BHT

成分

使用の目的:酸化防止剤

類似した成分:BHA

 BHTとは化粧品に幅広く使用されている成分で、化学式C15H24Oで表されるトルエン誘導体の一種です。ジブチルヒドロキシトルエンと呼ばれることもあり、常温では無色もしくは白色の結晶性の粉末で、水に溶けにくく、エタノールやアセトンに溶けやすい性質を持っています。工業的にはp-クレゾールにイソブチレンを反応させ、アルキル化することによって大量に合成可能です。

 特筆すべき性質としては優れた酸化防止剤としての性質が挙げられます。紫外線等の影響によって生じた活性酸素は化粧品に含まれる油脂や界面活性剤に作用し、ラジカル反応と呼ばれる連鎖反応を引き起こし、いわゆる「酸敗」を引き起こしてしまいます。
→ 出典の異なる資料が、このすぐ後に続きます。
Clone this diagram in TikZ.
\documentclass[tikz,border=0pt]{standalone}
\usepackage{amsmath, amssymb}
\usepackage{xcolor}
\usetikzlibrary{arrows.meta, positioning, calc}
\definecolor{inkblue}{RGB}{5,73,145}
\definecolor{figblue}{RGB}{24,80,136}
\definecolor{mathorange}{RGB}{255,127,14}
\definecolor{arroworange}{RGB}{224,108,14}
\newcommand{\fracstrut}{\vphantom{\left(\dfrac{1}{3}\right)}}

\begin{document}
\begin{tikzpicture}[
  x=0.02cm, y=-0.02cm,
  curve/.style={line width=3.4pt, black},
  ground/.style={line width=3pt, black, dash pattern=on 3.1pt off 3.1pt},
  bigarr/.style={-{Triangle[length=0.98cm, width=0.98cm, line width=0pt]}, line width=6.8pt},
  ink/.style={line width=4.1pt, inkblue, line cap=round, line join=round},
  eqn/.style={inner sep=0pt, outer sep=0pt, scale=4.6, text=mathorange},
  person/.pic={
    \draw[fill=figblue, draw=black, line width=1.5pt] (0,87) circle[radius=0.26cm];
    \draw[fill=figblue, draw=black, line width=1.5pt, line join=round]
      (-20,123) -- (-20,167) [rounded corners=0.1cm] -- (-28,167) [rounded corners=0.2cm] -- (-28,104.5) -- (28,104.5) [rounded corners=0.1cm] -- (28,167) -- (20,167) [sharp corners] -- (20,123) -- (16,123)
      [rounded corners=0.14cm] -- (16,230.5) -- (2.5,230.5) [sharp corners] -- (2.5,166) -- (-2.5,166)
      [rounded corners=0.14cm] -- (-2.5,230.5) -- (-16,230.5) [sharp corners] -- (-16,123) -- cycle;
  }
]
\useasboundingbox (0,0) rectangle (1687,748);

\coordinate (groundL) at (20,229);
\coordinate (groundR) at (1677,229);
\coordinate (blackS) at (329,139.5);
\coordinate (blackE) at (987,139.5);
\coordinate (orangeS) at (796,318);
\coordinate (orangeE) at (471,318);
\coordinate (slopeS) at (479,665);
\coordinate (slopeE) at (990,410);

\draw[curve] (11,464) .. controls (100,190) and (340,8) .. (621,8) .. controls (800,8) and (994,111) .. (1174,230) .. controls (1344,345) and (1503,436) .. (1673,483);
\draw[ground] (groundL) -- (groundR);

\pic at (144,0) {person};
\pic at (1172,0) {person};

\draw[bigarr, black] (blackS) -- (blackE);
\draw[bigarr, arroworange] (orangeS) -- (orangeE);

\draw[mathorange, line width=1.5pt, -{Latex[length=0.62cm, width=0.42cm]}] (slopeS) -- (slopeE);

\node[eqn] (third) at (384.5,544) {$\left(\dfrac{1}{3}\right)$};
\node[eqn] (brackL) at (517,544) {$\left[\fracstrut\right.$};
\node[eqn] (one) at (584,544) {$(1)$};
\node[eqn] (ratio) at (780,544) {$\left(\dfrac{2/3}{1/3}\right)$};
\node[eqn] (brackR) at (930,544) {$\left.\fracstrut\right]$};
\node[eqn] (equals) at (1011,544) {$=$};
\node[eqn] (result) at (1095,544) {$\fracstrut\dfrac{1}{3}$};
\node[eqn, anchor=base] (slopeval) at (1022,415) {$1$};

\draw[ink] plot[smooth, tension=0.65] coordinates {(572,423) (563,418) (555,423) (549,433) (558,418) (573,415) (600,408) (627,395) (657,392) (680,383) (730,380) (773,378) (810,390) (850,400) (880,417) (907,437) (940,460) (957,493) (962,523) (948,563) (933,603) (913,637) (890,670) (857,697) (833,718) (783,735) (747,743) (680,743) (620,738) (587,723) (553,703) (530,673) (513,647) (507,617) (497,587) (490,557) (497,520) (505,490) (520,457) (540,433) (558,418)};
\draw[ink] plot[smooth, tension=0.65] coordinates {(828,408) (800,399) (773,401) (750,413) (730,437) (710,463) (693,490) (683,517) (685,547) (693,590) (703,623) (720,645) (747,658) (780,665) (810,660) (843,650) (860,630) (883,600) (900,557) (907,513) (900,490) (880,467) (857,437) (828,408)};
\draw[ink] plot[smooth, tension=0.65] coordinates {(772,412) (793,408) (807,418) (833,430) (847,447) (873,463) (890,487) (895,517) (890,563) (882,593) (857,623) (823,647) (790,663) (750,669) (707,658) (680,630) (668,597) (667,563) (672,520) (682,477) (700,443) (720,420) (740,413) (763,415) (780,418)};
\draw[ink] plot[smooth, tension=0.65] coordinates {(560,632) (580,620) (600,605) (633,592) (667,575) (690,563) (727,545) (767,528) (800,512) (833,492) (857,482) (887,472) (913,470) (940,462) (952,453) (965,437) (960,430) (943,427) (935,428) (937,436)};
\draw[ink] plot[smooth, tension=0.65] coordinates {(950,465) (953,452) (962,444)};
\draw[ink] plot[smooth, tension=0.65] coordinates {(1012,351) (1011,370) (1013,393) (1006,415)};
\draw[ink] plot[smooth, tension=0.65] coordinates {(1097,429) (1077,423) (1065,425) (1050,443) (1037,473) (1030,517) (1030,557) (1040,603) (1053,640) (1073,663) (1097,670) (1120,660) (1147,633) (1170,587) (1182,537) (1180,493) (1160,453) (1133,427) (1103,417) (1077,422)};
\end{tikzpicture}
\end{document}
BHTはこの連鎖反応の途中で生成する過酸化ラジカルに水素を受け渡す(自身が酸化される)ことによって安定化させ、望ましくない反応を停止させる働きを持っています。

 食品添加物などでもお馴染みで、化粧品成分としても長い歴史を持っているため基本的には安心して利用できる成分です。また、BHTは安定性にも優れており、多少の熱や光では分解されたり、その性質を失ったりすることはありません。しかし、人によってはアレルギーを起こすことがあるほか、動物実験で催奇形性や発がん性が認められるなど、安全性に関しての若干の疑問も提起されているため、欧米では自主規制を行っている企業も存在します。

 類似した成分としてはBHAが挙げられます。BHAはBHTと同様に石油由来の酸化防止剤として食品や化粧品などに用いられておりますが、同様に優れた酸化防止剤としての効果を発揮する一方で、発がん性などの懸念がBHTよりも若干高いと考えられています。そのため、化粧品にはBHTの方が好んで利用されています。